If you're really concerned about performance (have you profiled?) you probably shouldn't implement operator+ at all since you can't control if it will result in a non-optimal temporary being created. Just implement operator+= and/or member function add(Matrix& result, const Matrix& in1, const Matrix& in2) and let your clients create the correct temporaries.

If you do want operator+ either of Jerry Coffin's will work fine.

Answer 8

Note that your first naive implementation is very native, as nothing is passed by reference. I'll assume this was a really naive example and that there is no need to remind readers of the benefits of passing by-reference instead of by-value.

Note, too, that I have used the non-member-function operators, instead of the member-functions, but in the end, the results are (almost) the same.
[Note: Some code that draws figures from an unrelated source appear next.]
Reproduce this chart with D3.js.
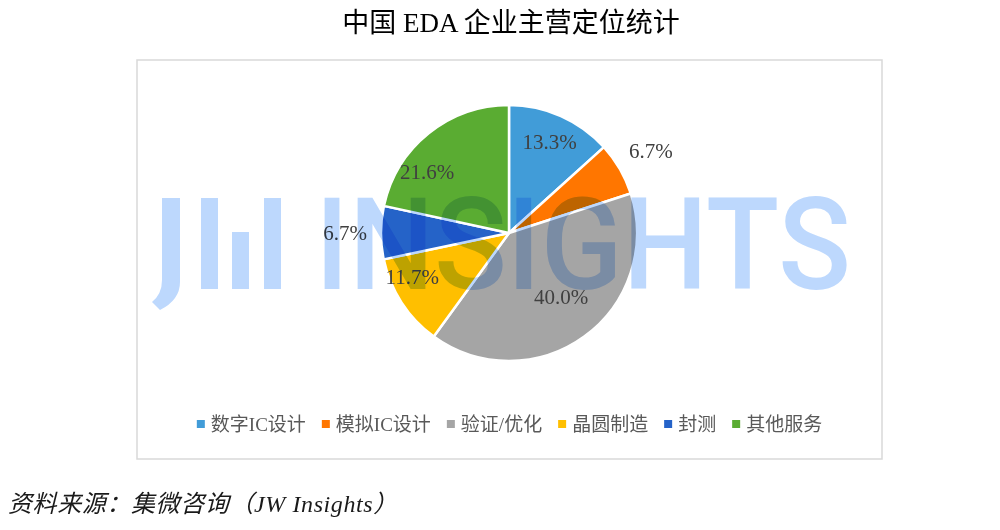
<!DOCTYPE html>
<html>
<head>
<meta charset="utf-8">
<script src="https://cdn.jsdelivr.net/npm/d3@7"></script>
<style>
  html, body { margin: 0; padding: 0; background: #fff; }
  svg { display: block; }
</style>
</head>
<body>
<svg id="chart"></svg>
<script>
const categories = ['数字IC设计', '模拟IC设计', '验证/优化', '晶圆制造', '封测', '其他服务'];
const shares = [13.3, 6.7, 40.0, 11.7, 6.7, 21.6];
const colors = ['#419cd8', '#ff7600', '#a5a5a5', '#ffbf00', '#2563c8', '#5aac32'];
const title = '中国 EDA 企业主营定位统计';
const source = '资料来源：集微咨询（JW Insights）';

const width = 1000, height = 530;
const svg = d3.select('#chart').attr('width', width).attr('height', height);

const box = { x: 137, y: 60, w: 745, h: 399 };
const cx = 509, cy = 233, radius = 128;
// label distance from centre, as a fraction of the radius (small slices sit outside)
const labelRadius = [0.78, 1.28, 0.64, 0.83, 1.28, 0.8];
const labelTurn = [0, 0, -0.06, 0.15, 0, -0.25];

svg.append('text')
  .attr('x', 511).attr('y', 32)
  .attr('text-anchor', 'middle')
  .style('font-family', '"Liberation Serif", "Noto Sans CJK SC"')
  .style('font-size', '27px')
  .style('fill', '#000')
  .text(title);

svg.append('rect')
  .attr('x', box.x).attr('y', box.y)
  .attr('width', box.w).attr('height', box.h)
  .attr('fill', '#fff')
  .attr('stroke', '#d9d9d9')
  .attr('stroke-width', 1.5);

const pie = d3.pie().sort(null).value(d => d);
const arcs = pie(shares);
const arc = d3.arc().innerRadius(0).outerRadius(radius);

const chartRoot = svg.append('g').attr('transform', `translate(${cx}, ${cy})`);

chartRoot.selectAll('path.slice')
  .data(arcs)
  .enter()
  .append('path')
  .attr('class', 'slice')
  .attr('d', arc)
  .attr('fill', (_, i) => colors[i])
  .attr('stroke', '#fff')
  .attr('stroke-width', 2.5)
  .attr('stroke-linejoin', 'round');

// watermark, multiplied over the pie
const wm = svg.append('g')
  .attr('transform', 'translate(152, 198)')
  .style('mix-blend-mode', 'multiply')
  .attr('fill', '#bdd8fd');
wm.append('path').attr('d', 'M10 0 H28 V84 Q28 102 8 112 L0 104 Q10 96 10 82 Z');
[[49, 0], [80, 34], [112, 0]].forEach(([x, y]) => {
  wm.append('rect').attr('x', x).attr('y', y).attr('width', 17).attr('height', 91 - y);
});
wm.append('text')
  .attr('x', 163).attr('y', 91)
  .attr('textLength', 536)
  .attr('lengthAdjust', 'spacingAndGlyphs')
  .style('font-family', 'Roboto')
  .style('font-weight', 500)
  .style('font-size', '128px')
  .text('INSIGHTS');

chartRoot.selectAll('text.label')
  .data(arcs)
  .enter()
  .append('text')
  .attr('class', 'label')
  .attr('transform', (d, i) => {
    const a = (d.startAngle + d.endAngle) / 2 + labelTurn[i];
    const r = radius * labelRadius[i];
    return `translate(${r * Math.sin(a)}, ${-r * Math.cos(a)})`;
  })
  .attr('text-anchor', 'middle')
  .attr('dy', '0.35em')
  .style('font-family', '"Liberation Serif", "Noto Sans CJK SC"')
  .style('font-size', '21px')
  .style('fill', '#404040')
  .text(d => `${d.value.toFixed(1)}%`);

// legend, centred in the box
const legend = svg.append('g').attr('transform', `translate(0, 424)`);
const items = legend.selectAll('g.item')
  .data(categories)
  .enter()
  .append('g')
  .attr('class', 'item');
items.append('rect')
  .attr('y', -4).attr('width', 8).attr('height', 8)
  .attr('fill', (_, i) => colors[i]);
items.append('text')
  .attr('x', 14).attr('dy', '0.35em')
  .style('font-family', '"Liberation Serif", "Noto Sans CJK SC"')
  .style('font-size', '19px')
  .style('fill', '#595959')
  .text(d => d);

const gap = 16;
const widths = items.nodes().map(n => 14 + n.querySelector('text').getComputedTextLength());
const total = d3.sum(widths) + gap * (widths.length - 1);
let x0 = box.x + box.w / 2 - total / 2;
items.attr('transform', (_, i) => {
  const x = x0;
  x0 += widths[i] + gap;
  return `translate(${x}, 0)`;
});

svg.append('text')
  .attr('x', 8).attr('y', 512)
  .style('font-family', '"Liberation Serif", "Noto Sans CJK SC"')
  .style('font-style', 'italic')
  .style('font-size', '24px')
  .style('letter-spacing', '0.6px')
  .style('fill', '#1a1a1a')
  .text(source);
</script>
</body>
</html>
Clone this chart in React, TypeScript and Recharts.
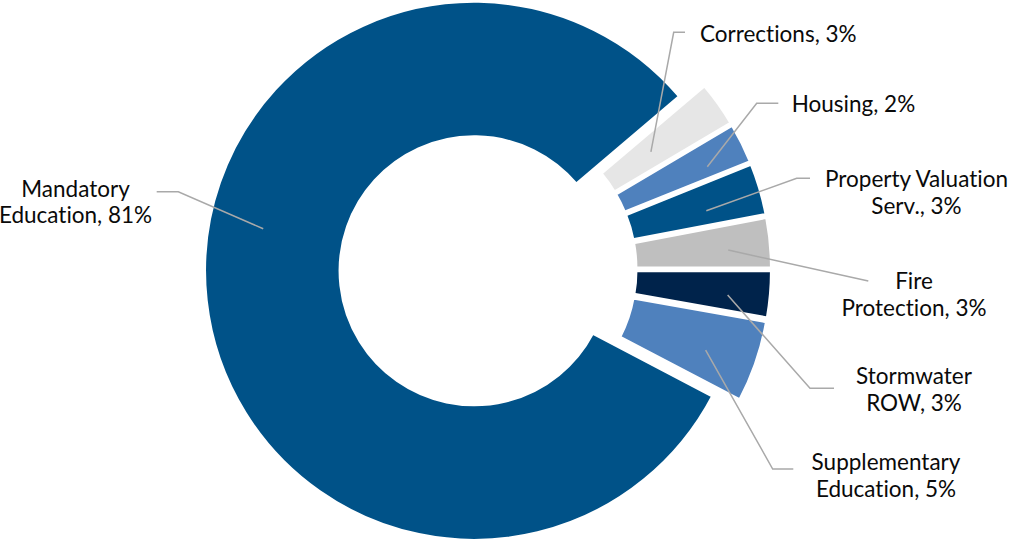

If you want to be sure no necessary copy will be created, you should try a non-operator version:

void add(Matrix & result, const Matrix & lhs, const Matrix & rhs) ;

If you want to do it the operator way (which is my prefered solution), then you should assume operator + will create a temporary. You should then define both operator + and operator += :

Matrix & operator += (Matrix & result, const Matrix & rhs) ;
{
   // add rhs to result, and return result
   return result ;
}

Matrix operator + (const Matrix & lhs, const Matrix & rhs) ;
{
   Matrix result(lhs) ;
   result += rhs ;
   return result ;
}

Now, you could try to "leverage" compiler optimisations and write it as:

Matrix & operator += (Matrix & result, const Matrix & rhs) ;
{
   // add rhs to result, and return result
   return result ;
}

Matrix operator + (Matrix lhs, const Matrix & rhs)
{
   return lhs += rhs ;
}

As proposed by Herb Sutter in C++ Coding Standards, 27. Prefer the canonical forms of arithmetic and assignment operators, p48-49:

A variation is to have operator @ [@ being +, -, whatever] accept its first parameter by value. This way, you arrange for the compiler itself to perform the copy for you implicitely, and this can give the compiler more leeway in applying optimizations.